É interessante que mesmo que lide com claras referências aos filmes de George Lucas, os Trapalhões raramente caem na mera paródia a este tipo de filme. O gênero é usado como ponto de partida para uma narrativa que incorpora o imaginário popular brasileiro (que também é televisivo) e que assim consegue um ótimo diálogo com o público infantojuvenil, utilizando elementos de linguagem já bastantes explorados e de fácil acesso ao cômico. De forma alguma este filme pode ser considerado uma cópia do gênero de ficção científica, pois se articula de forma inteligente e criativa com este.

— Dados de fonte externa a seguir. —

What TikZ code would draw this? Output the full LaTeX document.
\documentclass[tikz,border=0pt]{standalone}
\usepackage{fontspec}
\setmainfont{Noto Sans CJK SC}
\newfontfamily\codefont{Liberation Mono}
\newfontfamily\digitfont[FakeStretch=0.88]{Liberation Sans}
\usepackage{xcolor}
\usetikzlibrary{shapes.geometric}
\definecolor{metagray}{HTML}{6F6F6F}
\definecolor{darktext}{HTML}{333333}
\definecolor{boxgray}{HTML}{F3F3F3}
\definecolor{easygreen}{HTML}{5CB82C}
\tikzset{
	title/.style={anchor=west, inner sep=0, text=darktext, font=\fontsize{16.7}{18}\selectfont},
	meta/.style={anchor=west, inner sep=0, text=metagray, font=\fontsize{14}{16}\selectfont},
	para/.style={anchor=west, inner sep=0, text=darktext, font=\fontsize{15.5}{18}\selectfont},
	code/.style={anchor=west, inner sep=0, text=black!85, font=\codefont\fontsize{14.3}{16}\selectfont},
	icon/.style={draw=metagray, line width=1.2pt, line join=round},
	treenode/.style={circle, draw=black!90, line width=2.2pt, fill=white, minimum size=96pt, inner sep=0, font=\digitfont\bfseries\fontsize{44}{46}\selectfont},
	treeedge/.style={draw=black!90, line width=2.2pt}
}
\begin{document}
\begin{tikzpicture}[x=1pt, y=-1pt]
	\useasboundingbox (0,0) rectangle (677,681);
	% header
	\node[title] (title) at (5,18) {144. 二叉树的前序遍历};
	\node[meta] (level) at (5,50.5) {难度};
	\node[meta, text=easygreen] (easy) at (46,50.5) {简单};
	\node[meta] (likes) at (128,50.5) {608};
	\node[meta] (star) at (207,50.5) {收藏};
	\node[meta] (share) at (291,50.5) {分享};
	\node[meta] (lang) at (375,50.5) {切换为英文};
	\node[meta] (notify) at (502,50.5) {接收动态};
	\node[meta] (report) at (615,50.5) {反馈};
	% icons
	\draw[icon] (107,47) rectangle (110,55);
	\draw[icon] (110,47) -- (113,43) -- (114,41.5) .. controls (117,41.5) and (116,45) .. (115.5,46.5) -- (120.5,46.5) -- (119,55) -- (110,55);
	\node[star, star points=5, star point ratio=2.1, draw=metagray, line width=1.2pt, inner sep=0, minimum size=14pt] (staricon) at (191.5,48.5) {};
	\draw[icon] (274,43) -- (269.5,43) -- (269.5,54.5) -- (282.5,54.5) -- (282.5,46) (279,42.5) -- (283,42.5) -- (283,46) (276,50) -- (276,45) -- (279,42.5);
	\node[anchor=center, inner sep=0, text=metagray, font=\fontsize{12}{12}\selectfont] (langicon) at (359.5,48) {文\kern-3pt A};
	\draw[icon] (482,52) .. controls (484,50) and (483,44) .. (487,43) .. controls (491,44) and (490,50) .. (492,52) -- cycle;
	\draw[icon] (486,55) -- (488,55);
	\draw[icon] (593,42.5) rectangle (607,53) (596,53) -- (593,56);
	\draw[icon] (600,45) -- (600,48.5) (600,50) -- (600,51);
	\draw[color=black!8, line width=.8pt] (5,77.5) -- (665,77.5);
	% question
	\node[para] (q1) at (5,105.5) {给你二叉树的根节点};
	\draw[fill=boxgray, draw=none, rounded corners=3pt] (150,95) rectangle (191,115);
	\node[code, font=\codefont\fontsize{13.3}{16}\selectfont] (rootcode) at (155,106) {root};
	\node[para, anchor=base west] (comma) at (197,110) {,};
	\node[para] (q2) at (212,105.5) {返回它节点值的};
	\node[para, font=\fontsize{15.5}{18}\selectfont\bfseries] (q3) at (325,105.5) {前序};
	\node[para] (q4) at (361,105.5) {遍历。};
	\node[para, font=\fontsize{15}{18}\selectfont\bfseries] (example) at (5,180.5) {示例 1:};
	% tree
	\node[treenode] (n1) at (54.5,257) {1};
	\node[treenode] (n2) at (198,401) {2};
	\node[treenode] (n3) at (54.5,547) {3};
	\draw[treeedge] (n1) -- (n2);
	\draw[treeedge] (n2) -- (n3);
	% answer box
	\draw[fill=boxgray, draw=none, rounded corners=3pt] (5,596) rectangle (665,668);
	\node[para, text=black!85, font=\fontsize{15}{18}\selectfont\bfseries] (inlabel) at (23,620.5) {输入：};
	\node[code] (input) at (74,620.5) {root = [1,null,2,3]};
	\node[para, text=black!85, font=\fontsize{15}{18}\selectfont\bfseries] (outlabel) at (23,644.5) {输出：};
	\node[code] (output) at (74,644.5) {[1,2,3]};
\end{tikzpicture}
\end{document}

O uso destes recursos não deve ser visto como uma escolha simplesmente econômica, uma receita de acesso fácil a altas cifras. A Princesa Xuxa e os Trapalhões é um filme que atualiza a participação do grupo de humoristas frente a um público que começa a ficar mais exigente e que passa a ter, a partir da década de oitenta, um tratamento diferenciado pela grande indústria. O adolescente, principalmente, passa a ser considerado um segmento alvo do mercado cinematográfico, com opções cada vez mais numerosas e diferenciadas a cada temporada.

De que forma podemos ver este filme com uma articulação criativa com uma cinematografia hegemônica? Não temos uma narrativa totalmente inédita mas temos alguns elementos externos a este gênero: é o caso de nossos heróis estarem todos de alguma forma à margem, excluídos social e politicamente. A origem humilde de Didi (e nordestina, apesar de estarem em um planeta distante) é sempre evidenciada assim como sua capacidade de sempre se dar bem, o “palhaço malandro” que utiliza recursos simples porém inteligentes para resolver problemas grandiosos (um personagem de nosso imaginário bastante recorrente no cinema brasileiro e recriado por Renato Aragão). A princesa Xuxa, símbolo do padrão de beleza europeu e da nobreza, acaba, inclusive, se apaixonando por Didi, “o cearense feio que fala errado”; o anti-herói. Uma inversão do que comumente vemos na TV e no cinema, quando o destino de “belos” e “feios” são sempre distintos. É uma espécie de premiação de final feliz para este personagem que, na filmografia do grupo, sempre tem uma compensação por seu grande ato de salvação. Os outros trapalhões estão também constantemente atualizando seus tipos cômicos sempre construídos em cima de personagens do imaginário brasileiro popular, porém raramente tem o mesmo destaque que o personagem de Didi. É comum a pouca distinção feita entre ator e personagem e a apropriação das experiências de vida de cada um dos quatro trapalhões em suas interpretações e constituições dos tipos.

Creio, assim, que este filme deve ser visto como uma forma pouco arriscada porém criativa de se fazer cinema no Brasil. Ele, assim como toda a filmografia dos Trapalhões, merece uma revisão atenta para pensarmos questões como a conquista de grande público e com isso o estabelecimento de fato de uma indústria cinematográfica, e para pensarmos também a relação de nossa cinematografia com o cinema hegemônico e a televisão.